NASA mega moon rocket passes major test

19 Mar 2021

Hot fire test in January. Image: © Danny Nowlin/NASA

NASA hopes to launch Artemis I later this year as an uncrewed flight and is aiming to send humans back to the moon by 2024.

Humans are one step closer to going back to the moon, after NASA successfully completed a major milestone in its latest rocket test.

The core stage of NASA’s Space Launch System (SLS) rocket, the largest rocket element the space agency has ever built, fired its four engines at the Stennis Space Center in Mississippi yesterday (18 March).

The so-called hot fire test is a critical milestone ahead of NASA’s Artemis I mission. It is the final test of the Green Run test series, a comprehensive assessment of the SLS’s core stage.

The space agency aims to send an uncrewed spacecraft on a test flight around the moon and back to Earth, which is scheduled to take place later this year.

NASA had already conducted a hot fire test of the SLS rocket earlier this year. However, the engines inexplicably shut down after a little more than one minute.

After analysing the data from the test, agency officials said the shutdown was “triggered by test parameters that were intentionally conservative to ensure the safety of the core stage during the test”.

‘An important milestone’

Yesterday’s second hot fire test ran for more than eight minutes, which will be the duration required for moon launches.

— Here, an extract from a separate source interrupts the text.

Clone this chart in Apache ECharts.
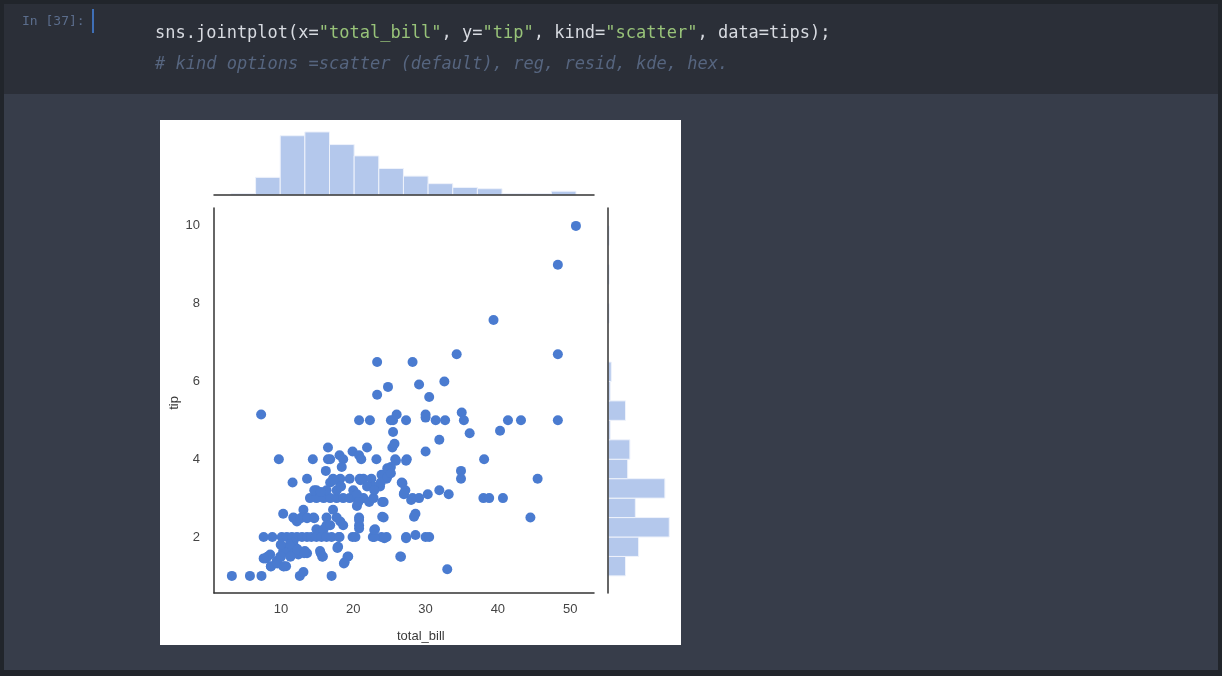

NASA said it tested a variety of operational conditions, including moving the four engines in specific patterns to direct thrust and powering the engines up to 109pc power, throttling down and back up, as they would during flight.

John Honeycutt, manager of the SLS programme at NASA’s Marshall Space Flight Center, said the second test provided the “wealth of data” needed.

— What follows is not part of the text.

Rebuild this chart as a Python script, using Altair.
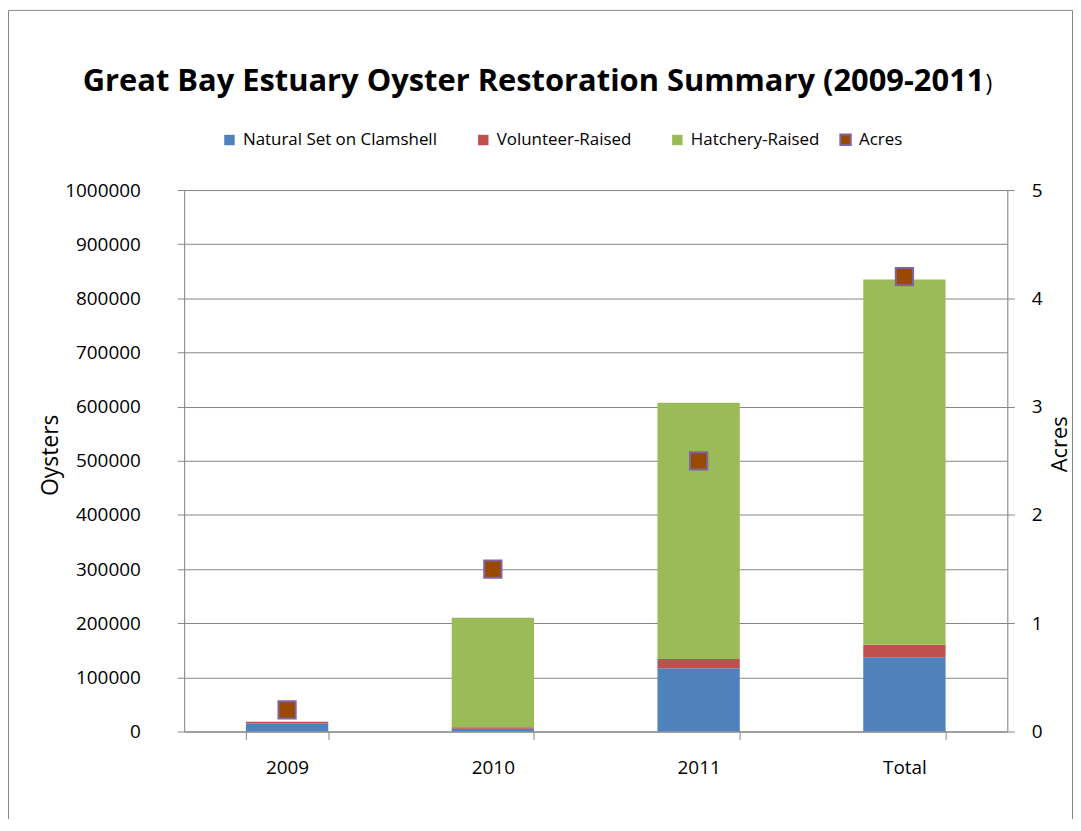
import altair as alt
import pandas as pd

categories = ["2009", "2010", "2011", "Total"]
natural = [15000, 5000, 117000, 137000]
volunteer = [3000, 3000, 17000, 23000]
hatchery = [0, 202000, 473000, 675000]
acres = [0.2, 1.5, 2.5, 4.2]
series = ["Natural Set on Clamshell", "Volunteer-Raised", "Hatchery-Raised"]
oyster_ticks = list(range(0, 1000001, 100000))
acre_ticks = [0, 1, 2, 3, 4, 5]
title_main = "Great Bay Estuary Oyster Restoration Summary (2009-2011"
title_tail = ")"

rows = []
for i, c in enumerate(categories):
    for j, (s, vals) in enumerate(zip(series, [natural, volunteer, hatchery])):
        rows.append({"year": c, "series": s, "order": j, "oysters": vals[i]})
bars_df = pd.DataFrame(rows)
acres_df = pd.DataFrame({"year": categories, "acres": acres})

FONT = "Open Sans"
GRID = "#868686"
color_scale = alt.Scale(domain=series, range=["#4F81BD", "#C0504D", "#9BBB59"])
fill_scale = alt.Scale(domain=["Acres"], range=["#9A4A00"])

x_enc = alt.X("year:N", sort=categories,
              scale=alt.Scale(paddingInner=0.6, paddingOuter=0.3),
              axis=alt.Axis(title=None, labelAngle=0, tickBand="extent", tickSize=8,
                            labelPadding=19, domainColor=GRID, tickColor=GRID,
                            labelFontSize=19, grid=False, labelColor="#000"))

bars = alt.Chart(bars_df).mark_bar().encode(
    x=x_enc,
    y=alt.Y("oysters:Q", stack="zero",
            scale=alt.Scale(domain=[0, 1000000], nice=False),
            axis=alt.Axis(values=oyster_ticks, format="d", title="Oysters",
                          titleFontSize=23, titleFontWeight="normal", titleX=-134, titleY=266,
                          titleAngle=270, titleBaseline="middle",
                          labelFontSize=19, labelPadding=37, tickSize=7,
                          grid=True, gridColor=GRID, domainColor=GRID, tickColor=GRID,
                          labelColor="#000", titleColor="#000")),
    color=alt.Color("series:N", scale=color_scale,
                    legend=alt.Legend(title=None, orient="none", legendX=37, legendY=-59,
                                      direction="horizontal", symbolType="square",
                                      symbolSize=110, labelFontSize=17, labelFont=FONT,
                                      columnPadding=37, labelOffset=5, labelColor="#000",
                                      labelLimit=400, symbolStrokeWidth=0)),
    order=alt.Order("order:Q"),
)

pts = alt.Chart(acres_df).transform_calculate(kind="'Acres'").mark_square(
    size=300, stroke="#8064A2", strokeWidth=2, opacity=1).encode(
    x=x_enc,
    y=alt.Y("acres:Q", scale=alt.Scale(domain=[0, 5], nice=False),
            axis=alt.Axis(orient="right", values=acre_ticks, title="Acres",
                          titleFontSize=22, titleFontWeight="normal", titleX=52, titleY=255,
                          titleAngle=270, titleBaseline="middle",
                          labelFontSize=19, labelPadding=17, tickSize=7, grid=False,
                          domainColor=GRID, tickColor=GRID, labelColor="#000", titleColor="#000")),
    fill=alt.Fill("kind:N", scale=fill_scale,
                  legend=alt.Legend(title=None, orient="none", legendX=656, legendY=-59,
                                    symbolType="square", symbolSize=110, labelFontSize=17,
                                    labelFont=FONT, labelOffset=5, labelColor="#000",
                                    symbolStrokeColor="#8064A2", symbolStrokeWidth=2)),
)

title_a = alt.Chart(alt.Data(values=[{"t": title_main}])).mark_text(
    font=FONT, fontSize=31, fontWeight="bold", align="right", baseline="alphabetic", color="#000"
).encode(x=alt.value(804), y=alt.value(-100), text="t:N")
title_b = alt.Chart(alt.Data(values=[{"t": title_tail}])).mark_text(
    font=FONT, fontSize=23, align="left", baseline="alphabetic", color="#000"
).encode(x=alt.value(805), y=alt.value(-100), text="t:N")

frame = alt.Chart(alt.Data(values=[{}])).mark_rect(fill="transparent", stroke=GRID, strokeWidth=1).encode(
    x=alt.value(-176.5), x2=alt.value(892.5), y=alt.value(-180.5), y2=alt.value(700))

chart = alt.layer(bars, pts, title_a, title_b, frame).resolve_scale(y="independent").properties(
    width=827, height=544,
    padding={"left": 177, "top": 181, "right": 66, "bottom": 86},
    autosize=alt.AutoSizeParams(type="none"),
).configure_view(stroke=None).configure(font=FONT).configure_axis(labelFont=FONT, titleFont=FONT)

chart.save("out.html", embed_options={"renderer": "svg", "actions": False})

“During this test, the team conducted new operations with the core stage for the first time, repeated some critical operations, and recorded test data that will help us verify the core stage is ready for the first and future SLS flights for NASA’s Artemis programme,” he said.

The uncrewed test flight planned for later this year is part of NASA’s programme to return humans to the moon by 2024. Acting NASA administrator Steve Jurczyk added that the latest hot fire test is “an important milestone” in NASA’s goal.

“The SLS is the most powerful rocket NASA has ever built,” he said. “The SLS is an incredible feat of engineering and the only rocket capable of powering America’s next-generation missions that will place the first woman and the next man on the moon.”

Next, the core stage for SLS will be refurbished, then shipped to NASA’s Kennedy Space Center in Florida. There, the core stage will be assembled with the solid rocket boosters and other parts of the rocket and NASA’s Orion spacecraft.

Reuters reports that the SLS programme is three years behind schedule and nearly $3bn over budget.